Retype only the lines below from the one with "Write a web" to the one with "const idx = d3.range(categories.length);", inclusive, skipping every image.

[Charts and diagrams as code]
****

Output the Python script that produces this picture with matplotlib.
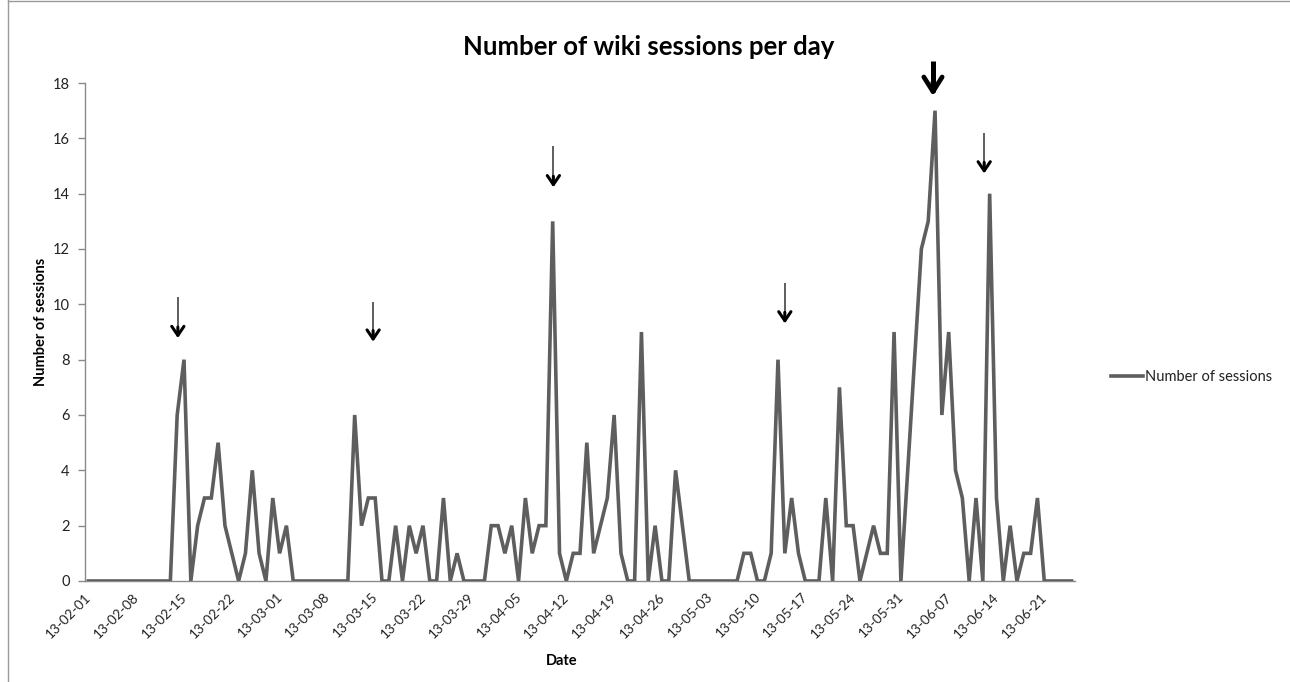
import matplotlib
matplotlib.use("Agg")
import matplotlib.pyplot as plt
import matplotlib.transforms as mtransforms
import numpy as np
import pandas as pd
from matplotlib.lines import Line2D

# ---------------- data ----------------
start_date = "2013-02-01"
sessions = [
    0, 0, 0, 0, 0, 0, 0, 0, 0, 0, 0, 0, 0,      # Feb 01 - Feb 13
    6, 8, 0, 2, 3, 3, 5, 2, 1, 0, 1, 4, 1, 0,   # Feb 14 - Feb 27
    3, 1, 2,                                    # Feb 28 - Mar 02
    0, 0, 0, 0, 0, 0, 0, 0, 0,                  # Mar 03 - Mar 11
    6, 2, 3, 3, 0, 0, 2, 0, 2, 1, 2, 0, 0, 3, 0, 1,  # Mar 12 - Mar 27
    0, 0, 0, 0,                                 # Mar 28 - Mar 31
    2, 2, 1, 2, 0, 3, 1, 2, 2, 13, 1, 0, 1, 1,  # Apr 01 - Apr 14
    5, 1, 2, 3, 6, 1, 0, 0, 9, 0, 2, 0, 0, 4, 2,  # Apr 15 - Apr 29
    0, 0, 0, 0, 0, 0, 0, 0,                     # Apr 30 - May 07
    1, 1, 0, 0, 1, 8, 1, 3, 1, 0, 0, 0, 3, 0,   # May 08 - May 21
    7, 2, 2, 0, 1, 2, 1, 1, 9, 0,               # May 22 - May 31
    4, 8, 12, 13, 17, 6, 9, 4, 3, 0, 3, 0, 14,  # Jun 01 - Jun 13
    3, 0, 2, 0, 1, 1, 3,                        # Jun 14 - Jun 20
    0, 0, 0, 0, 0,                              # Jun 21 - Jun 25
]
dates = pd.date_range(start_date, periods=len(sessions), freq="D")
tick_step_days = 7
y_ticks = [0, 2, 4, 6, 8, 10, 12, 14, 16, 18]

title = "Number of wiki sessions per day"
x_label = "Date"
y_label = "Number of sessions"
series_label = "Number of sessions"

# annotation arrows (day index, shaft top, tip value, bold?)
arrow_day = [13.1, 41.7, 68.1, 102.0, 123.7, 131.2]
arrow_top = [10.27, 10.10, 15.72, 10.78, 18.80, 16.20]
arrow_tip = [8.78, 8.65, 14.23, 9.31, 17.53, 14.73]
arrow_bold = [False, False, False, False, True, False]

# ---------------- figure ----------------
W, H = 1290, 682
fig = plt.figure(figsize=(W / 100, H / 100), dpi=100)
plt.rcParams['font.family'] = ['Lato', 'DejaVu Sans']

ax = fig.add_axes([85 / W, 1 - 581 / H, (1075 - 85) / W, (581 - 83) / H])

x = np.arange(len(sessions))
line_color = "#5e5e5e"
ax.plot(x, sessions, color=line_color, lw=2.6, solid_joinstyle="miter",
        label=series_label, zorder=3)

ax.set_xlim(-0.5, len(sessions) - 0.5)
ax.set_ylim(0, 18)

axis_gray = "#8a8a8a"
for s in ["top", "right"]:
    ax.spines[s].set_visible(False)
ax.spines["left"].set_color(axis_gray)
ax.spines["bottom"].set_color(axis_gray)
ax.spines["left"].set_linewidth(1.0)
ax.spines["bottom"].set_linewidth(1.0)

ax.set_yticks(y_ticks)
ax.set_yticklabels([str(v) for v in y_ticks], fontsize=10.5)
ax.tick_params(axis="y", length=5, width=1.0, color=axis_gray, pad=6,
               labelcolor="#222222")

tick_pos = x[::tick_step_days]
ax.set_xticks(tick_pos)
ax.set_xticklabels([d.strftime("%y-%m-%d") for d in dates[::tick_step_days]],
                   rotation=45, ha="right", va="top", fontsize=9.8,
                   rotation_mode="default")
ax.tick_params(axis="x", length=0, pad=7, labelcolor="#222222")
offset = mtransforms.ScaledTranslation(5 / 100, 0, fig.dpi_scale_trans)
for lab in ax.get_xticklabels():
    lab.set_transform(lab.get_transform() + offset)

# arrows
for xd, top, tip, bold in zip(arrow_day, arrow_top, arrow_tip, arrow_bold):
    if bold:
        ax.plot([xd, xd], [top, tip + 0.15], color="black", lw=3.6,
                solid_capstyle="butt", clip_on=False, zorder=5)
        ax.annotate("", xy=(xd, tip), xytext=(xd, tip + 0.5),
                    arrowprops=dict(arrowstyle="->,head_length=1.05,head_width=0.66",
                                    lw=3.4, color="black", shrinkA=0, shrinkB=0),
                    annotation_clip=False, zorder=5)
    else:
        ax.plot([xd, xd], [top, tip + 0.1], color="#333333", lw=1.1,
                solid_capstyle="butt", clip_on=False, zorder=5)
        ax.annotate("", xy=(xd, tip), xytext=(xd, tip + 0.4),
                    arrowprops=dict(arrowstyle="->,head_length=0.65,head_width=0.44",
                                    lw=2.2, color="black", shrinkA=0, shrinkB=0),
                    annotation_clip=False, zorder=5)

# titles / labels
fig.text(649 / W, 1 - 47 / H, title, ha="center", va="center",
         fontsize=18.5, fontweight="bold")
fig.text(562 / W, 1 - 661 / H, x_label, ha="center", va="center",
         fontsize=10.5, fontweight="bold")
fig.text(41 / W, 1 - 322 / H, y_label, ha="center", va="center",
         rotation=90, fontsize=10.5, fontweight="bold")

# legend
leg = ax.legend(loc="center left", bbox_to_anchor=(1111 / W, 1 - 377 / H),
                bbox_transform=fig.transFigure, frameon=False, fontsize=10.5,
                handlelength=2.2, handletextpad=0.15, borderaxespad=0,
                borderpad=0)
for t in leg.get_texts():
    t.set_color("#222222")

# outer frame lines
fig.add_artist(Line2D([7.5 / W, 7.5 / W], [0, 1], transform=fig.transFigure,
                      color="#9a9a9a", lw=1.0))
fig.add_artist(Line2D([7.5 / W, 1], [1 - 0.5 / H, 1 - 0.5 / H],
                      transform=fig.transFigure, color="#9a9a9a", lw=1.0))

fig.savefig("out.png", dpi=100)
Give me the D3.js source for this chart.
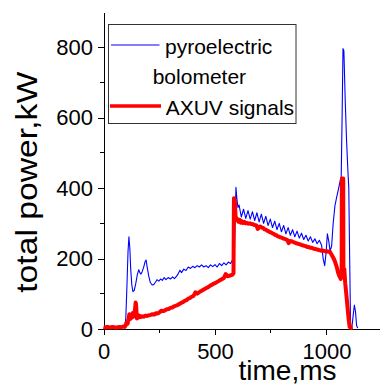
<script src='https://d3js.org/d3.v7.min.js'></script>
<style>
body {margin:0; background:#fff;}
svg text {font-family:'Liberation Sans', Arial, sans-serif; fill:#000;}
.axis path, .axis line {stroke:#000; stroke-width:1; shape-rendering:crispEdges;}
.axis text {font-size:22px;}
</style>
<body>
<svg id='chart' width='380' height='385'></svg>
<script>
// pyroelectric bolometer (blue)
var pyroTime=[0,20,40,60,80,95,100,105,110,114,118,122,127,132,138,145,152,158,163,168,173,180,186,191,196,203,210,218,225,232,240,248,256,264,272,280,290,300,310,318,328,336,343,350,360,370,380,390,400,410,420,430,440,450,460,470,480,490,500,510,520,530,540,550,560,570,578,585,590,594,598,603,608,618,628,638,648,658,668,678,688,698,708,718,728,738,748,758,768,778,788,798,808,818,828,838,848,858,868,878,888,898,908,918,928,938,948,958,968,978,985,992,998,1004,1010,1016,1023,1030,1038,1046,1053,1061,1066,1070,1074,1078,1084,1090,1096,1100,1104,1108,1114,1120,1125,1130,1135,1140];
var pyroPower=[3,4,3,4,4,6,30,120,220,262,230,170,125,106,110,130,155,168,160,156,162,175,190,196,175,150,132,125,126,132,140,136,142,138,146,140,146,142,148,143,150,158,167,160,170,166,176,172,178,174,180,176,182,176,180,174,182,177,183,176,186,180,188,182,190,186,196,188,300,402,370,345,352,318,340,314,336,312,333,308,330,304,326,300,320,294,312,288,306,282,300,276,294,270,288,266,282,262,278,258,272,254,266,250,262,246,256,242,252,238,200,180,215,270,250,222,235,300,350,375,395,420,430,600,796,790,650,536,450,400,200,10,5,40,68,50,10,3];
// AXUV signals (red)
var axuvTime=[0,8,16,24,32,40,48,56,64,72,80,88,95,100,104,108,112,116,119,123,127,131,135,139,142,144,146,148,150,154,158,163,168,174,180,188,196,204,212,220,228,236,244,252,260,268,276,284,292,300,308,316,324,332,340,348,356,364,372,380,388,396,404,412,420,428,436,444,452,460,468,476,484,492,500,508,516,524,532,540,548,556,564,572,578,583,585,589,592,596,600,605,610,615,620,626,632,638,644,650,656,662,668,674,680,686,692,698,704,710,716,722,728,734,740,746,752,758,764,770,776,782,788,794,800,806,812,818,824,830,836,842,848,854,860,866,872,878,884,890,896,902,908,914,920,926,932,938,944,950,956,962,968,974,980,986,992,998,1004,1010,1016,1022,1028,1034,1040,1046,1052,1058,1064,1068,1069,1075,1076,1080,1084,1088,1092,1096,1100,1104,1110,1118];
var axuvPower=[5,4,6,5,4,6,5,4,5,6,5,7,6,11,18,15,27,42,28,38,32,45,35,42,60,75,70,48,30,40,33,37,34,36,35,38,37,39,40,42,41,45,44,48,52,51,53,56,57,60,61,64,66,68,71,74,76,80,82,86,88,92,94,104,100,104,107,110,113,116,118,122,125,128,130,133,136,139,142,145,156,150,151,153,154,158,371,365,322,310,312,305,310,302,306,301,304,300,301,299,300,298,298,296,295,294,284,290,291,288,287,283,282,279,278,275,274,271,270,267,266,263,262,260,259,257,256,254,253,244,250,249,248,246,245,243,242,241,240,238,237,236,235,233,233,231,231,229,228,227,226,225,224,223,222,222,221,220,221,219,219,212,205,198,188,176,160,150,142,150,427,427,155,170,130,105,78,50,25,6,3,4];
var xMajor=[0,500,1000], xMinor=[250,750];
var yMajor=[0,200,400,600,800], yMinor=[100,300,500,700];
var legendLabels=[['pyroelectric','bolometer'],['AXUV signals']];
var seriesColors=['#0000ff','#ff0000'];

var svg=d3.select('#chart');
var x=d3.scaleLinear().domain([0,1240]).range([103.5,380]);
var y=d3.scaleLinear().domain([0,900]).range([329,12]);

// minor ticks
svg.append('g').attr('class','axis').selectAll('line').data(yMinor).enter().append('line')
   .attr('x1',x(0)-3.5).attr('x2',x(0)).attr('y1',function(d){return y(d)}).attr('y2',function(d){return y(d)});
svg.append('g').attr('class','axis').selectAll('line').data(xMinor).enter().append('line')
   .attr('x1',function(d){return x(d)}).attr('x2',function(d){return x(d)}).attr('y1',y(0)).attr('y2',y(0)+3.5);

svg.append('g').attr('class','axis').attr('transform','translate('+x(0)+',0)')
   .call(d3.axisLeft(y).tickValues(yMajor).tickFormat(d3.format('d')).tickSize(6).tickSizeOuter(0).tickPadding(4.5));
svg.append('g').attr('class','axis').attr('transform','translate(0,'+y(0)+')')
   .call(d3.axisBottom(x).tickValues(xMajor).tickFormat(d3.format('d')).tickSize(6).tickSizeOuter(0).tickPadding(8));

var line=d3.line().x(function(d){return x(d[0])}).y(function(d){return y(d[1])});
svg.append('path').datum(d3.zip(pyroTime,pyroPower)).attr('d',line)
   .attr('fill','none').attr('stroke',seriesColors[0]).attr('stroke-width',1.1).attr('stroke-linejoin','round');
svg.append('path').datum(d3.zip(axuvTime,axuvPower)).attr('d',line)
   .attr('fill','none').attr('stroke',seriesColors[1]).attr('stroke-width',4).attr('stroke-linejoin','round');

// axis titles
svg.append('text').attr('x',287.5).attr('y',380).attr('text-anchor','middle')
   .style('font-size','28px').text('time,ms');
svg.append('text').attr('transform','translate(36.5,182.3) rotate(-90)').attr('text-anchor','middle')
   .attr('textLength',221).attr('lengthAdjust','spacingAndGlyphs')
   .style('font-size','30px').text('total power,kW');

// legend
var lg=svg.append('g');
lg.append('rect').attr('x',108.5).attr('y',24.5).attr('width',187.5).attr('height',99)
  .attr('fill','#fff').attr('stroke','#333').attr('stroke-width',1);
lg.append('line').attr('x1',111).attr('x2',159.5).attr('y1',45).attr('y2',45)
  .attr('stroke',seriesColors[0]).attr('stroke-width',1.1);
lg.append('line').attr('x1',110).attr('x2',161).attr('y1',106).attr('y2',106)
  .attr('stroke',seriesColors[1]).attr('stroke-width',3.3);
lg.append('text').attr('x',165).attr('y',53.5).style('font-size','21px').text(legendLabels[0][0]);
lg.append('text').attr('x',152.7).attr('y',83.5).style('font-size','21px').text(legendLabels[0][1]);
lg.append('text').attr('x',165.7).attr('y',114.5).style('font-size','21px').text(legendLabels[1][0]);
</script>
</body>
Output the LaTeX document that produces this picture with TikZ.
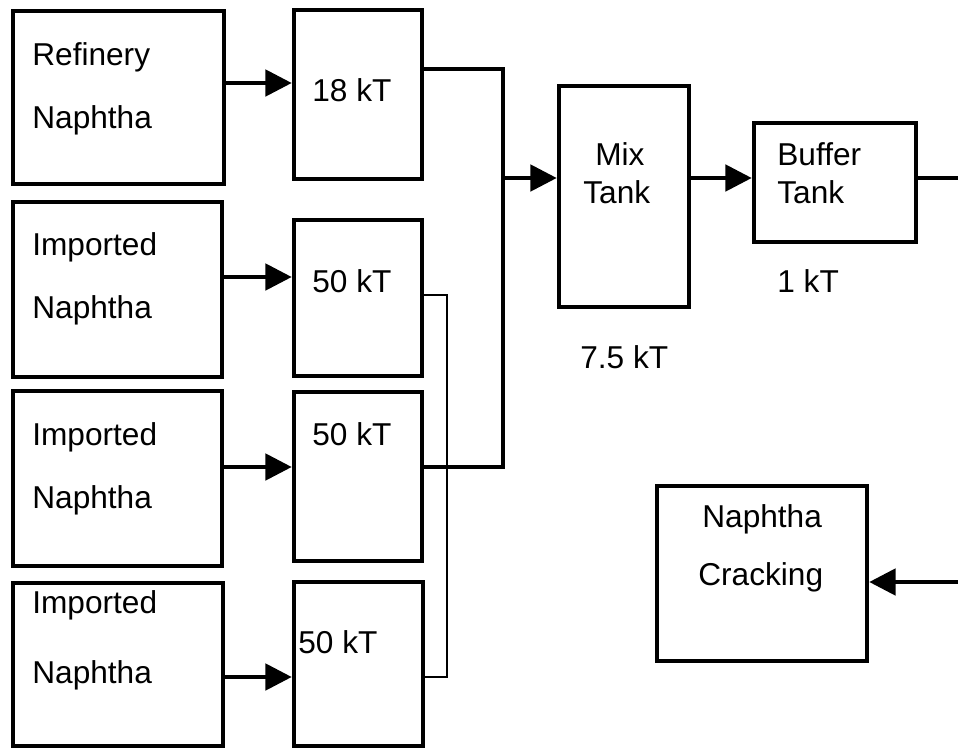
\documentclass[tikz,border=0pt]{standalone}
\usepackage{fontspec}
\setmainfont{Liberation Sans}
\usetikzlibrary{arrows.meta}

\begin{document}
\begin{tikzpicture}[x=0.02cm, y=-0.02cm,
  tank/.style={draw, line width=2.6pt, inner sep=0pt},
  lbl/.style={anchor=base west, inner sep=0pt, font=\fontsize{18}{20}\selectfont},
  flow/.style={line width=2.2pt, -{Triangle[length=15pt,width=15pt]}},
  pipe/.style={line width=2.2pt},
  thinpipe/.style={line width=1.6pt}]

  \useasboundingbox (0,0) rectangle (958,751);

  % Feed boxes
  \node[tank, minimum width=4.22cm, minimum height=3.46cm] (ref) at (118.5,97.5) {};
  \node[tank, minimum width=4.18cm, minimum height=3.50cm] (imp1) at (117.5,289.5) {};
  \node[tank, minimum width=4.18cm, minimum height=3.50cm] (imp2) at (117.5,478.5) {};
  \node[tank, minimum width=4.20cm, minimum height=3.26cm] (imp3) at (118,664.5) {};

  % Storage tanks
  \node[tank, minimum width=2.56cm, minimum height=3.38cm] (t18) at (358,94.5) {};
  \node[tank, minimum width=2.56cm, minimum height=3.12cm] (t50a) at (358,298) {};
  \node[tank, minimum width=2.56cm, minimum height=3.38cm] (t50b) at (358,476.5) {};
  \node[tank, minimum width=2.58cm, minimum height=3.28cm] (t50c) at (358.5,664) {};

  % Mix, buffer and cracker
  \node[tank, minimum width=2.60cm, minimum height=4.42cm] (mix) at (624,196.5) {};
  \node[tank, minimum width=3.24cm, minimum height=2.38cm] (buf) at (835,182.5) {};
  \node[tank, minimum width=4.20cm, minimum height=3.50cm] (crack) at (762,573.5) {};

  % Texts
  \node[lbl] (lref1) at (32,65) {Refinery};
  \node[lbl] (lref2) at (32,128) {Naphtha};
  \node[lbl] (limp1a) at (32,255) {Imported};
  \node[lbl] (limp1b) at (32,318) {Naphtha};
  \node[lbl] (limp2a) at (32,445) {Imported};
  \node[lbl] (limp2b) at (32,508) {Naphtha};
  \node[lbl] (limp3a) at (32,613) {Imported};
  \node[lbl] (limp3b) at (32,683) {Naphtha};
  \node[lbl] (l18) at (312,101) {18 kT};
  \node[lbl] (l50a) at (312,292) {50 kT};
  \node[lbl] (l50b) at (312,445) {50 kT};
  \node[lbl] (l50c) at (298,653) {50 kT};
  \node[lbl] (lmix1) at (595,165) {Mix};
  \node[lbl] (lmix2) at (583,203) {Tank};
  \node[lbl] (lbuf1) at (777,165) {Buffer};
  \node[lbl] (lbuf2) at (777,203) {Tank};
  \node[lbl] (lbufkt) at (777,292) {1 kT};
  \node[lbl] (lmixkt) at (580,368) {7.5 kT};
  \node[lbl] (lcr1) at (702,527) {Naphtha};
  \node[lbl] (lcr2) at (698,585) {Cracking};

  % Heights of the lines
  \coordinate (h1) at (0,83);
  \coordinate (h2) at (0,277);
  \coordinate (h3) at (0,467);
  \coordinate (h4) at (0,677);
  \coordinate (jt) at (503,69);
  \coordinate (jb) at (503,467);
  \coordinate (jm) at (503,178);
  \coordinate (ja) at (447,295);
  \coordinate (jc) at (447,677);
  \coordinate (out) at (958,178);
  \coordinate (in) at (958,582);

  % Feeds into tanks
  \draw[flow] (ref.east |- h1) -- (t18.west |- h1);
  \draw[flow] (imp1.east |- h2) -- (t50a.west |- h2);
  \draw[flow] (imp2.east |- h3) -- (t50b.west |- h3);
  \draw[flow] (imp3.east |- h4) -- (t50c.west |- h4);

  % Header to the mix tank
  \draw[pipe] (t18.east |- jt) -- (jt) -- (jb) -- (t50b.east |- jb);
  \draw[flow] (jm) -- (mix.west |- jm);
  \draw[thinpipe] (t50a.east |- ja) -- (ja) -- (jc) -- (t50c.east |- jc);

  % Mix to buffer, buffer out, cracker in
  \draw[flow] (mix.east |- jm) -- (buf.west |- jm);
  \draw[pipe] (buf.east |- out) -- (out);
  \draw[flow] (in) -- (crack.east |- in);

\end{tikzpicture}
\end{document}
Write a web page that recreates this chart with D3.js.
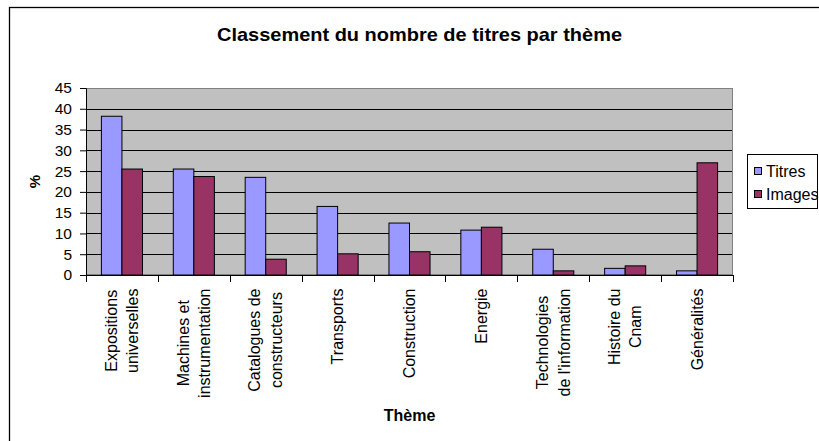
<!DOCTYPE html>
<html><head><meta charset="utf-8">
<script src="https://cdn.jsdelivr.net/npm/d3@7"></script>
<style>
html,body{margin:0;padding:0;background:#fff;}
svg{display:block;font-family:"Liberation Sans",Arial,sans-serif;}
</style></head>
<body>
<svg id="c" width="819" height="441"></svg>
<script>
const categories = [
  ["Expositions","universelles"],
  ["Machines et","instrumentation"],
  ["Catalogues de","constructeurs"],
  ["Transports"],
  ["Construction"],
  ["Energie"],
  ["Technologies","de l'information"],
  ["Histoire du","Cnam"],
  ["Généralités"]
];
const seriesNames = ["Titres","Images"];
const titres = [38.2, 25.5, 23.5, 16.5, 12.5, 10.8, 6.2, 1.6, 1.0];
const images = [25.5, 23.7, 3.8, 5.1, 5.6, 11.5, 1.0, 2.2, 27.0];
const yTicks = [0,5,10,15,20,25,30,35,40,45];
const colors = ["#9999FF","#993366"];
const titleText = "Classement du nombre de titres par thème";
const xTitle = "Thème";
const yTitle = "%";

const svg = d3.select("#c");
const L = 86, R = 733, T = 88, B = 275;
const seriesVals = [titres, images];
const idx = d3.range(categories.length);

// chart border (extends beyond the window on the right and bottom)
svg.append("rect").attr("x",9.5).attr("y",7.5).attr("width",900).attr("height",500)
  .attr("fill","#fff").attr("stroke","#000").attr("stroke-width",1.3);

const x = d3.scaleBand().domain(idx).range([L,R]).paddingInner(0).paddingOuter(0);
const xs = d3.scaleBand().domain(seriesNames).range([0,x.bandwidth()]).paddingInner(0).paddingOuter(0.75);
const y = d3.scaleLinear().domain([0,45]).range([B,T]);

// plot area
svg.append("rect").attr("x",L).attr("y",T).attr("width",R-L).attr("height",B-T)
  .attr("fill","#C0C0C0");
// gridlines
svg.append("g").selectAll("line").data(yTicks.filter(d=>d>0 && d<45)).join("line")
  .attr("x1",L).attr("x2",R).attr("y1",d=>Math.round(y(d))+0.5).attr("y2",d=>Math.round(y(d))+0.5)
  .attr("stroke","#000").attr("stroke-width",1);
svg.append("rect").attr("x",L+0.5).attr("y",T+0.5).attr("width",R-L-1).attr("height",B-T-1)
  .attr("fill","none").attr("stroke","#808080").attr("stroke-width",1);

// bars
const g = svg.append("g");
seriesNames.forEach((s,si)=>{
  g.append("g").selectAll("rect").data(idx).join("rect")
    .attr("x",i=>x(i)+xs(s))
    .attr("y",i=>y(seriesVals[si][i]))
    .attr("width",xs.bandwidth())
    .attr("height",i=>B-y(seriesVals[si][i]))
    .attr("fill",colors[si]).attr("stroke","#000").attr("stroke-width",1);
});

// y axis
const ya = d3.axisLeft(y).tickValues(yTicks).tickSize(6).tickPadding(8).tickFormat(d3.format("d"));
const yg = svg.append("g").attr("transform",`translate(${L},0)`).call(ya);
yg.select(".domain").attr("stroke","#000");
yg.selectAll(".tick line").attr("stroke","#000");
yg.selectAll("text").attr("font-size",15.5).attr("fill","#000")
  .attr("font-family","Liberation Sans, Arial, sans-serif");

// x axis line + ticks at category boundaries
const xa = svg.append("g");
xa.append("line").attr("x1",L).attr("x2",R).attr("y1",B+0.5).attr("y2",B+0.5).attr("stroke","#000");
xa.selectAll("line.t").data(d3.range(categories.length+1)).join("line").attr("class","t")
  .attr("x1",i=>Math.round(i<categories.length?x(i):R)+0.5)
  .attr("x2",i=>Math.round(i<categories.length?x(i):R)+0.5)
  .attr("y1",B).attr("y2",B+7).attr("stroke","#000");

// category labels, rotated
const fs = 16, lh = 21.5;
idx.forEach(i=>{
  const lines = categories[i];
  const cx = x(i)+x.bandwidth()/2;
  const n = lines.length;
  const t = svg.append("g").attr("transform",`translate(${cx},288.5) rotate(-90)`);
  const texts = lines.map((ln,k)=>{
    const base = 5.5 + (k-(n-1)/2)*lh;
    return t.append("text").attr("y",base).attr("font-size",fs).attr("fill","#000")
      .attr("text-anchor","middle").text(ln);
  });
  const maxW = d3.max(texts, tx=>tx.node().getComputedTextLength());
  texts.forEach(tx=>tx.attr("x",-maxW/2));
});

// title
svg.append("text").attr("x",419.5).attr("y",41).attr("text-anchor","middle")
  .attr("font-size",18.5).attr("font-weight","bold").attr("textLength",405)
  .attr("lengthAdjust","spacingAndGlyphs").text(titleText);
// x title
svg.append("text").attr("x",(L+R)/2).attr("y",421).attr("text-anchor","middle")
  .attr("font-size",16).attr("font-weight","bold").text(xTitle);
// y title
svg.append("text").attr("transform",`translate(40,${(T+B)/2}) rotate(-90)`)
  .attr("text-anchor","middle").attr("font-size",15).attr("font-weight","bold").text(yTitle);

// legend
const lg = svg.append("g");
lg.append("rect").attr("x",747.5).attr("y",154.5).attr("width",70).attr("height",54)
  .attr("fill","#fff").attr("stroke","#000");
seriesNames.forEach((s,si)=>{
  const cy = 171 + si*23;
  lg.append("rect").attr("x",754.5).attr("y",cy-3.5).attr("width",7).attr("height",7)
    .attr("fill",colors[si]).attr("stroke","#000");
  lg.append("text").attr("x",766).attr("y",cy+6).attr("font-size",16).attr("fill","#000").text(s);
});
</script>
</body></html>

****

*The response*:
Write a web page that recreates this chart with D3.js.
<!DOCTYPE html>
<html><head><meta charset="utf-8">
<script src="https://cdn.jsdelivr.net/npm/d3@7"></script>
<style>
html,body{margin:0;padding:0;background:#fff;}
svg{display:block;font-family:"Liberation Sans",Arial,sans-serif;}
</style></head>
<body>
<svg id="c" width="819" height="441"></svg>
<script>
const categories = [
  ["Expositions","universelles"],
  ["Machines et","instrumentation"],
  ["Catalogues de","constructeurs"],
  ["Transports"],
  ["Construction"],
  ["Energie"],
  ["Technologies","de l'information"],
  ["Histoire du","Cnam"],
  ["Généralités"]
];
const seriesNames = ["Titres","Images"];
const titres = [38.2, 25.5, 23.5, 16.5, 12.5, 10.8, 6.2, 1.6, 1.0];
const images = [25.5, 23.7, 3.8, 5.1, 5.6, 11.5, 1.0, 2.2, 27.0];
const yTicks = [0,5,10,15,20,25,30,35,40,45];
const colors = ["#9999FF","#993366"];
const titleText = "Classement du nombre de titres par thème";
const xTitle = "Thème";
const yTitle = "%";

const svg = d3.select("#c");
const L = 86, R = 733, T = 88, B = 275;
const seriesVals = [titres, images];
const idx = d3.range(categories.length);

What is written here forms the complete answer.